**Problem statement:** Go through the entries below and copy each line containing the word "this".

**Task inputs:**
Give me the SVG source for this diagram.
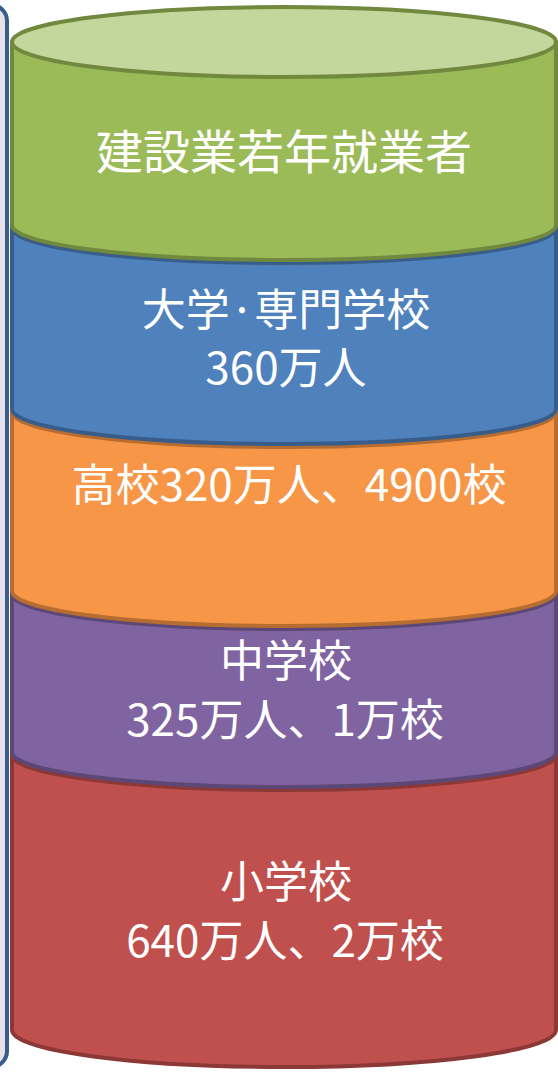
<svg xmlns="http://www.w3.org/2000/svg" width="558" height="1074" viewBox="0 0 558 1074">
<style>
.t{font-family:"Noto Sans CJK JP","Noto Sans",sans-serif;fill:#ffffff;text-anchor:middle;font-size:44px}
.sw{stroke-width:4;stroke-linejoin:round}
</style>
<rect x="0" y="0" width="558" height="1074" fill="#ffffff"/>
<g id="panel">
<rect x="-100" y="5" width="107" height="1062" rx="16" fill="#e6e0ec" stroke="#385d8a" stroke-width="4"/>
</g>
<g id="elementary">
<path class="sw" d="M12,753 L12,1030 A272,37 0 0 0 556,1030 L556,753 Z" fill="#c0504d" stroke="#8c3836"/>
<text class="t" x="286" y="898">小学校</text>
<text class="t" x="285" y="957">640万人、2万校</text>
</g>
<g id="junior">
<path d="M12,755 A272,35 0 0 0 556,755" fill="none" stroke="#8c3836" stroke-width="4"/>
<path class="sw" d="M12,592 L12,752 A272,35 0 0 0 556,752 L556,592 Z" fill="#8064a2" stroke="#5c4776"/>
<text class="t" x="286" y="677">中学校</text>
<text class="t" x="285" y="736">325万人、1万校</text>
</g>
<g id="highschool">
<path d="M12,594 A272,35 0 0 0 556,594" fill="none" stroke="#5c4776" stroke-width="4"/>
<path class="sw" d="M12,410 L12,591 A272,35 0 0 0 556,591 L556,410 Z" fill="#f79646" stroke="#b66d31"/>
<text class="t" x="289" y="501">高校320万人、4900校</text>
</g>
<g id="university">
<path d="M12,412 A272,35 0 0 0 556,412" fill="none" stroke="#b66d31" stroke-width="4"/>
<path class="sw" d="M12,226 L12,409 A272,35 0 0 0 556,409 L556,226 Z" fill="#4f81bd" stroke="#385d8a"/>
<text class="t" x="286" y="326">大学·専門学校</text>
<text class="t" x="286" y="384">360万人</text>
</g>
<g id="construction">
<path d="M12,228 A272,35 0 0 0 556,228" fill="none" stroke="#385d8a" stroke-width="4"/>
<path class="sw" d="M12,42 L12,225 A272,35 0 0 0 556,225 L556,42 Z" fill="#9bbb59" stroke="#71893f"/>
<ellipse class="sw" cx="284" cy="42" rx="272" ry="35" fill="#c3d69b" stroke="#71893f"/>
<text class="t" x="284" y="169" style="font-size:47px">建設業若年就業者</text>
</g>
<g id="connectors"></g>
</svg>
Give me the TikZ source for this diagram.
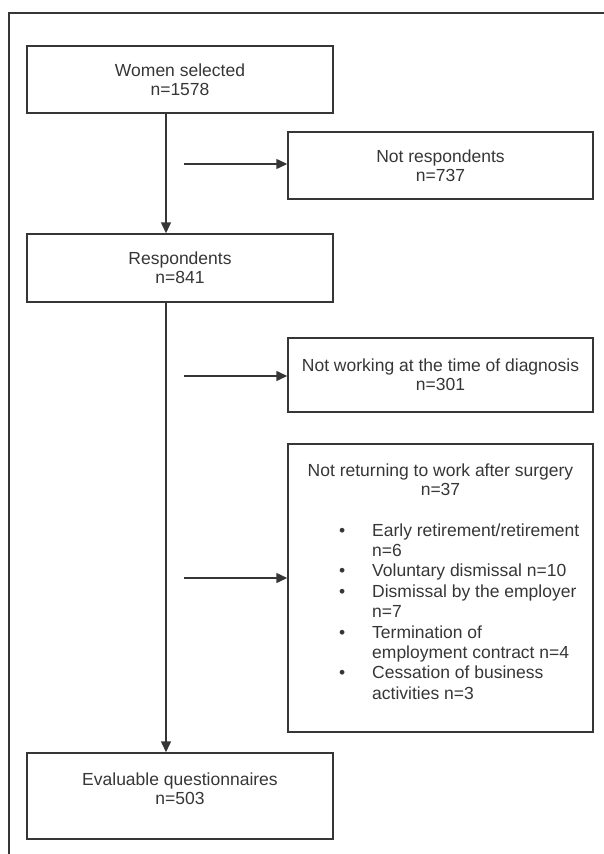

**Full solution:**
Give me the SVG source for this diagram.
Give me the TikZ source for this diagram.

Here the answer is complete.